Education did not address the Act in the interim final rule. In its submission to us, Education indicated that the Act’s requirement to prepare a written statement under section 202 of the Act (15 U.S.C. § 1532) did not apply.

(iv) Other relevant information or requirements under acts and executive orders

Administrative Procedure Act, 5 U.S.C. §§ 551 et seq.

Education determined that notice-and-comment rulemaking was impractical for this interim final rule because it could not complete those procedures and meet a statutory deadline of July 1, 2013. In addition, Education noted that, contrary to public interest, there would be a substantial loss of revenue for the federal government if these interim final regulations were not implemented until after July 1, 2013. Although Education determined that notice-and-comment rulemaking was impractical and contrary to the public interest for this interim final rule—and so made the rule effective as of its publication date—the agency has also requested public comment on the interim final rule.

Paperwork Reduction Act (PRA), 44 U.S.C. §§ 3501-3520

Education determined that this interim final rule contains three information collection requirements under the Act and has submitted them to the Office of Management and Budget (OMB) for review. Education estimates that the total increase in burden on borrowers will be 216,677 hours for a cost of $3,847,185, and the total increase in burden on institutions will be 66,037 hours for a cost of $1,625,171.

Statutory authorization for the rule

Education promulgated this interim final rule under the authority of sections 1070g and 1087a to 1087j of title 20, United States Code.

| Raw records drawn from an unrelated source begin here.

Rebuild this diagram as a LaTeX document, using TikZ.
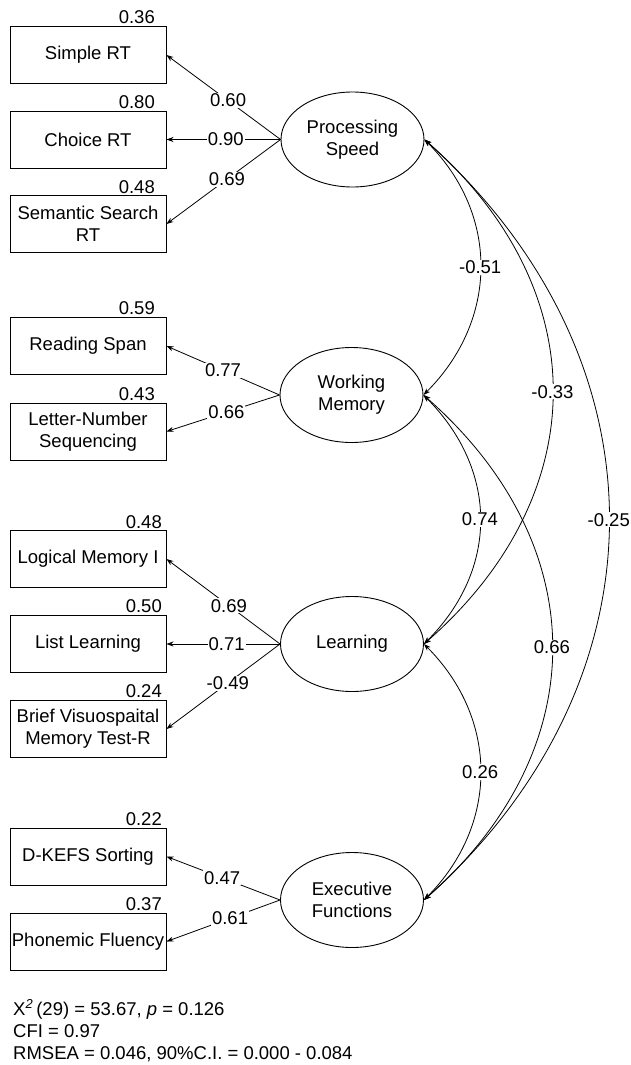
\documentclass[tikz,border=0pt]{standalone}
\usepackage{fontspec}
\setmainfont{Liberation Sans}
\usetikzlibrary{arrows.meta,shapes.geometric}
\tikzset{
  every node/.style={font=\fontsize{18.5}{22}\selectfont, text=black},
  obsbox/.style={draw, line width=0.9pt, minimum width=156pt, minimum height=57pt, inner sep=0pt, align=center},
  latent/.style={draw, ellipse, line width=0.9pt, minimum width=143pt, minimum height=95pt, inner sep=0pt, align=center},
  load/.style={line width=0.8pt, -{Stealth[length=7pt,width=5pt]}},
  cov/.style={line width=0.8pt, {Stealth[length=7pt,width=5pt]}-{Stealth[length=7pt,width=5pt]}},
  lab/.style={fill=white, inner sep=1pt},
  resid/.style={anchor=base east, inner sep=0pt},
  fitline/.style={anchor=base west, inner sep=0pt}
}
\begin{document}
\begin{tikzpicture}[x=1pt,y=-1pt]
\useasboundingbox (0,0) rectangle (631,1065);
% observed boxes
\node[obsbox] (srt) at (88,55) {Simple RT};
\node[obsbox] (crt) at (88,139.5) {Choice RT};
\node[obsbox] (ssrt) at (88,224) {Semantic Search\\RT};
\node[obsbox] (rs) at (88,346) {Reading Span};
\node[obsbox] (lns) at (88,431.5) {Letter-Number\\Sequencing};
\node[obsbox] (lm) at (88,559) {Logical Memory I};
\node[obsbox] (ll) at (88,644) {List Learning};
\node[obsbox] (bv) at (88,729) {Brief Visuospaital\\Memory Test-R};
\node[obsbox] (dk) at (88,856.5) {D-KEFS Sorting};
\node[obsbox] (pf) at (88,941.5) {Phonemic Fluency};
% residual values
\node[resid] (r1) at (155,24) {0.36};
\node[resid] (r2) at (155,108) {0.80};
\node[resid] (r3) at (155,193) {0.48};
\node[resid] (r4) at (155,314) {0.59};
\node[resid] (r5) at (155,400) {0.43};
\node[resid] (r6) at (162,528) {0.48};
\node[resid] (r7) at (162,612) {0.50};
\node[resid] (r8) at (162,697) {0.24};
\node[resid] (r9) at (162,825) {0.22};
\node[resid] (r10) at (162,910) {0.37};
% latent variables
\node[latent] (ps) at (352.5,139.5) {Processing\\Speed};
\node[latent] (wm) at (351.5,395) {Working\\Memory};
\node[latent] (le) at (352,644) {Learning};
\node[latent] (ef) at (352,900) {Executive\\Functions};
% loadings
\draw[load] (ps.west) -- node[lab,pos=0.46]{0.60} (srt.east);
\draw[load] (ps.west) -- node[lab,pos=0.48]{0.90} (crt.east);
\draw[load] (ps.west) -- node[lab,pos=0.47]{0.69} (ssrt.east);
\draw[load] (wm.west) -- node[lab,pos=0.5]{0.77} (rs.east);
\draw[load] (wm.west) -- node[lab,pos=0.47]{0.66} (lns.east);
\draw[load] (le.west) -- node[lab,pos=0.45]{0.69} (lm.east);
\draw[load] (le.west) -- node[lab,pos=0.47]{0.71} (ll.east);
\draw[load] (le.west) -- node[lab,pos=0.46]{-0.49} (bv.east);
\draw[load] (ef.west) -- node[lab,pos=0.51]{0.47} (dk.east);
\draw[load] (ef.west) -- node[lab,pos=0.44]{0.61} (pf.east);
% covariances
\draw[cov] (ps.east) .. controls +(75,75) and +(75,-75) .. node[lab,pos=0.5]{-0.51} (wm.east);
\draw[cov] (ps.east) .. controls +(171,150) and +(171,-150) .. node[lab,pos=0.5]{-0.33} (le.east);
\draw[cov] (ps.east) .. controls +(246,220) and +(246,-220) .. node[lab,pos=0.5]{-0.25} (ef.east);
\draw[cov] (wm.east) .. controls +(75,75) and +(75,-75) .. node[lab,pos=0.5]{0.74} (le.east);
\draw[cov] (wm.east) .. controls +(171,150) and +(171,-150) .. node[lab,pos=0.5]{0.66} (ef.east);
\draw[cov] (le.east) .. controls +(75,75) and +(75,-75) .. node[lab,pos=0.5]{0.26} (ef.east);
% fit statistics
\node[fitline] (fit1) at (13,1015) {X\textsuperscript{\itshape 2}\,(29) = 53.67, \textit{p} = 0.126};
\node[fitline] (fit2) at (13,1037) {CFI = 0.97};
\node[fitline] (fit3) at (13,1059) {RMSEA = 0.046, 90\%C.I. = 0.000 - 0.084};
\end{tikzpicture}
\end{document}
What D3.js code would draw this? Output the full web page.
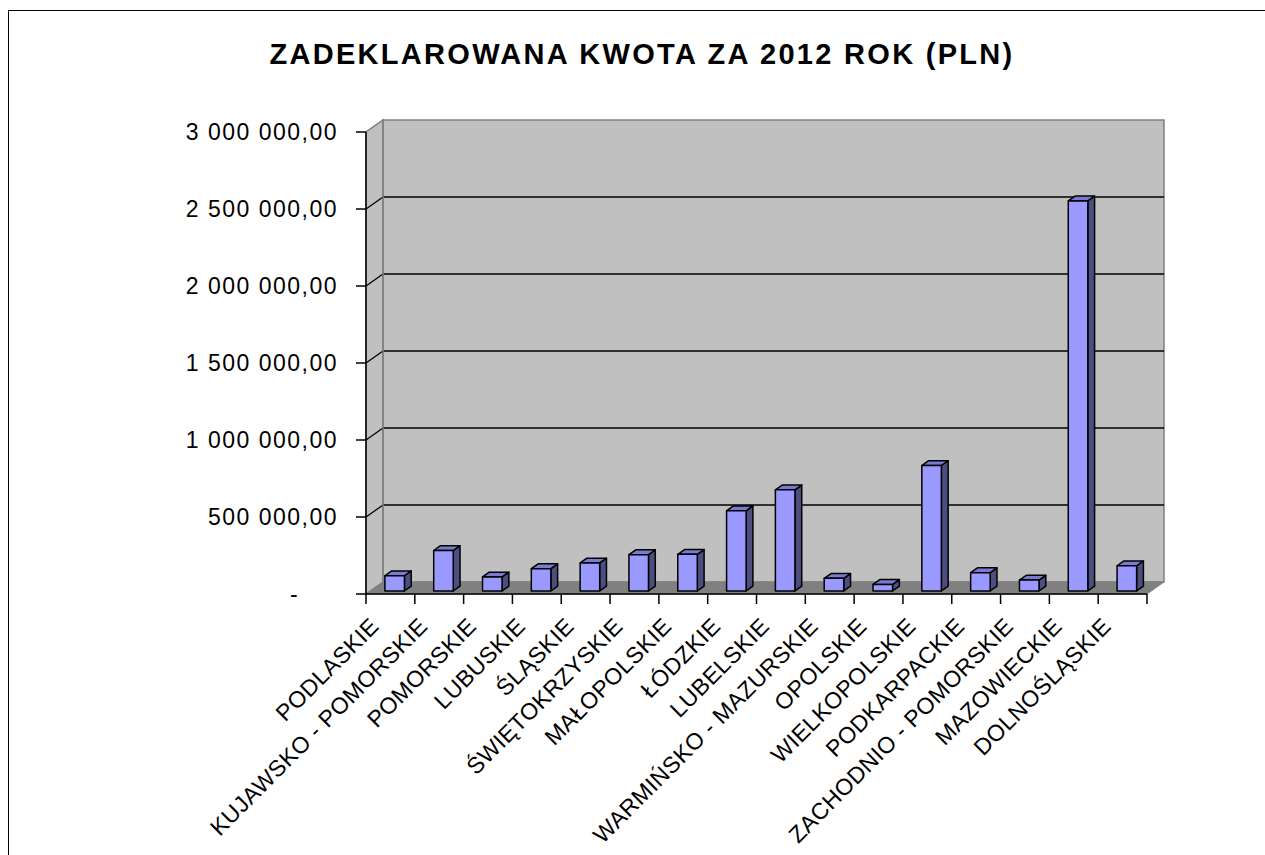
<!DOCTYPE html>
<html><head><meta charset="utf-8">
<script src="https://cdn.jsdelivr.net/npm/d3@7"></script>
<style>body{margin:0;background:#fff}svg{display:block}</style>
</head><body>
<script>
const title = "ZADEKLAROWANA KWOTA ZA 2012 ROK (PLN)";
const categories = ["PODLASKIE","KUJAWSKO - POMORSKIE","POMORSKIE","LUBUSKIE","ŚLĄSKIE","ŚWIĘTOKRZYSKIE","MAŁOPOLSKIE","ŁÓDZKIE","LUBELSKIE","WARMIŃSKO - MAZURSKIE","OPOLSKIE","WIELKOPOLSKIE","PODKARPACKIE","ZACHODNIO - POMORSKIE","MAZOWIECKIE","DOLNOŚLĄSKIE"];
const values = [99000,263000,91000,145000,182000,236000,238000,521000,657000,82000,43000,815000,119000,71000,2533000,164000];
const tickValues = [0,500000,1000000,1500000,2000000,2500000,3000000];
const tickLabels = ["-","500 000,00","1 000 000,00","1 500 000,00","2 000 000,00","2 500 000,00","3 000 000,00"];

const W=1265,H=855;
const svg=d3.select("body").append("svg").attr("width",W).attr("height",H);
const font="Liberation Sans, Arial, sans-serif";

// outer border
svg.append("rect").attr("x",8.5).attr("y",10.5).attr("width",1300).attr("height",900)
  .attr("fill","none").attr("stroke","#000").attr("stroke-width",1);

// title
svg.append("text").attr("x",642).attr("y",64).attr("text-anchor","middle")
  .attr("font-family",font).attr("font-weight","bold").attr("font-size",29)
  .attr("letter-spacing","2.3px").text(title);

const x0=366,x1=1147,yb=594,yt=132;
const DX=17,DY=-12;
const x=d3.scaleBand().domain(categories).range([x0,x1]).padding(0);
const y=d3.scaleLinear().domain([0,3000000]).range([yb,yt]);

// left side wall
svg.append("polygon").attr("points",[[x0,yb],[x0,y(3000000)],[x0+DX,y(3000000)+DY],[x0+DX,yb+DY]].map(p=>p.join(",")).join(" "))
  .attr("fill","#c0c0c0").attr("stroke","#808080").attr("stroke-width",1.5);
// back wall
svg.append("rect").attr("x",x0+DX).attr("y",y(3000000)+DY).attr("width",x1-x0).attr("height",yb-y(3000000))
  .attr("fill","#c0c0c0").attr("stroke","#808080").attr("stroke-width",1.5);
// floor
svg.append("polygon").attr("points",[[x0,yb],[x1,yb],[x1+DX,yb+DY],[x0+DX,yb+DY]].map(p=>p.join(",")).join(" "))
  .attr("fill","#808080").attr("stroke","#808080").attr("stroke-width",1);

// gridlines
const grid=svg.append("g").attr("stroke","#000").attr("stroke-width",1.3).attr("fill","none");
tickValues.filter(v=>v>0&&v<3000000).forEach(v=>{
  const yy=y(v);
  grid.append("line").attr("x1",x0).attr("y1",yy).attr("x2",x0+DX).attr("y2",yy+DY);
  grid.append("line").attr("x1",x0+DX).attr("y1",yy+DY).attr("x2",x1+DX).attr("y2",yy+DY);
});
svg.append("line").attr("x1",x0+DX).attr("y1",y(3000000)+DY).attr("x2",x0+DX).attr("y2",yb+DY).attr("stroke","#808080").attr("stroke-width",1.5);

// bars
const f0=0.25,f1=0.65;
const bw=x.bandwidth();
const bars=svg.append("g").attr("stroke","#000").attr("stroke-width",1.5).attr("stroke-linejoin","round");
categories.forEach((c,i)=>{
  const v=values[i];
  const bx=x(c)+bw*0.3+f0*DX;
  const w=bw*0.4;
  const by0=y(0)+f0*DY, by1=y(v)+f0*DY;
  const dx=(f1-f0)*DX, dy=(f1-f0)*DY;
  bars.append("polygon").attr("points",[[bx+w,by1],[bx+w+dx,by1+dy],[bx+w+dx,by0+dy],[bx+w,by0]].map(p=>p.join(",")).join(" ")).attr("fill","#4d4d80");
  bars.append("polygon").attr("points",[[bx,by1],[bx+w,by1],[bx+w+dx,by1+dy],[bx+dx,by1+dy]].map(p=>p.join(",")).join(" ")).attr("fill","#7a7ad0");
  bars.append("rect").attr("x",bx).attr("y",by1).attr("width",w).attr("height",by0-by1).attr("fill","#9999ff");
});

// axes
const ax=svg.append("g").attr("stroke","#000").attr("stroke-width",1.5);
ax.append("line").attr("x1",x0).attr("y1",yt).attr("x2",x0).attr("y2",yb);
ax.append("line").attr("x1",x0).attr("y1",yb).attr("x2",x1).attr("y2",yb);
tickValues.forEach(v=>{
  ax.append("line").attr("x1",x0-10).attr("y1",y(v)).attr("x2",x0).attr("y2",y(v));
});
categories.concat([null]).forEach((c,i)=>{
  const xx = c===null ? x1 : x(c);
  ax.append("line").attr("x1",xx).attr("y1",yb).attr("x2",xx).attr("y2",yb+10);
});
// y labels
tickValues.forEach((v,i)=>{
  const t=svg.append("text").attr("font-family",font).attr("font-size",23).attr("letter-spacing","1.5px")
    .attr("dy","0.35em").attr("y",y(v)).text(tickLabels[i]);
  if(v===0) t.attr("x",290); else t.attr("x",338).attr("text-anchor","end");
});
// x labels
categories.forEach(c=>{
  const cx=x(c)+bw/2;
  svg.append("text").attr("font-family",font).attr("font-size",23).attr("letter-spacing","0.4px")
    .attr("text-anchor","end").attr("dy","0.35em")
    .attr("transform",`translate(${cx-16},622) rotate(-45)`).text(c);
});
</script>
</body></html>
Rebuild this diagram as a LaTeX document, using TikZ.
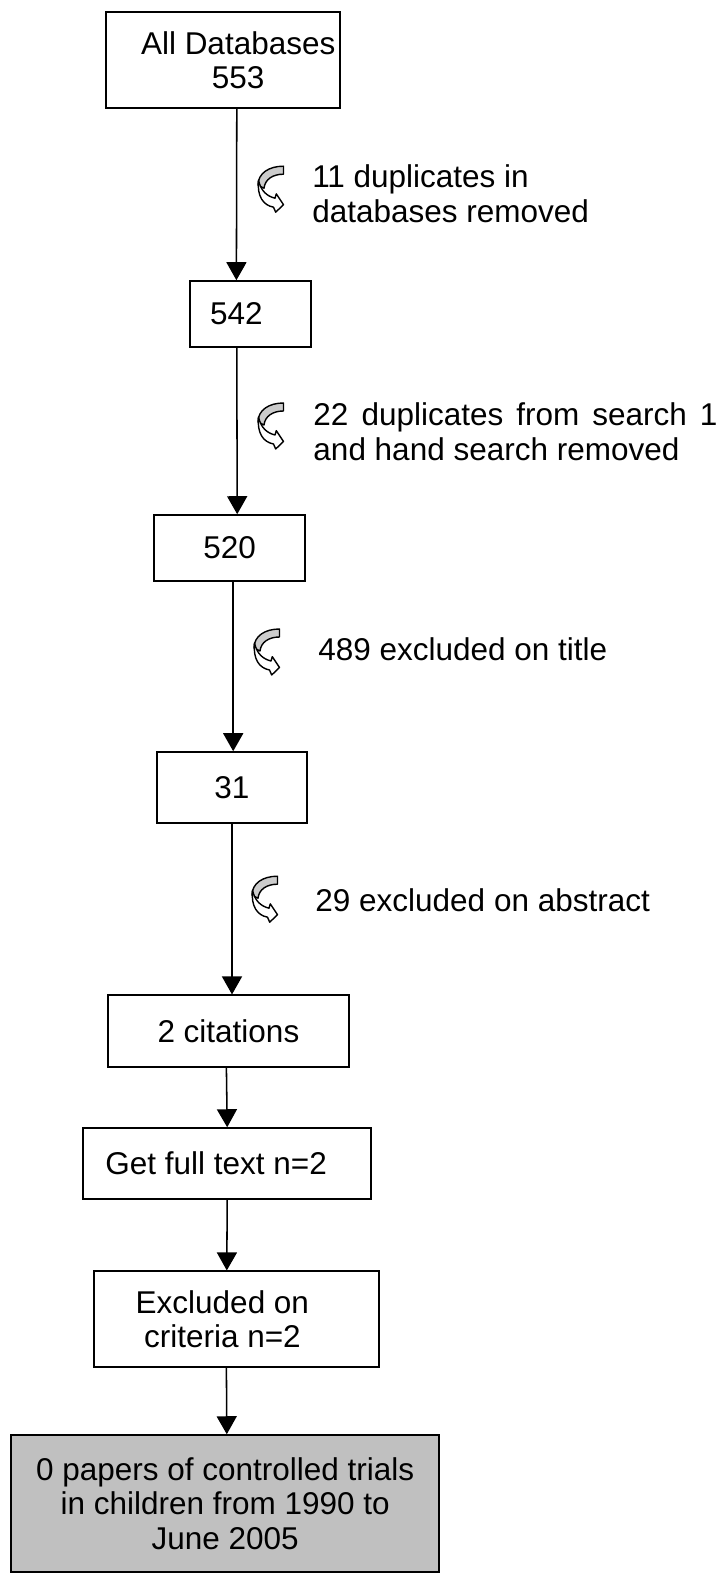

Executive Order Nos. 12,866 and 13,563 (Regulatory Planning and Review)

Education determined that this interim final rule will have an annual effect on the economy of more than $100 million because the transfers between borrowers who exceed the 150 percent limit and the government total approximately $3.9 billion over loan cohorts 2013 to 2023. Therefore, this action is economically significant and subject to review by OMB under the Order.



[1] Pub. L. No. 112-141, 126 Stat. 405 (2012).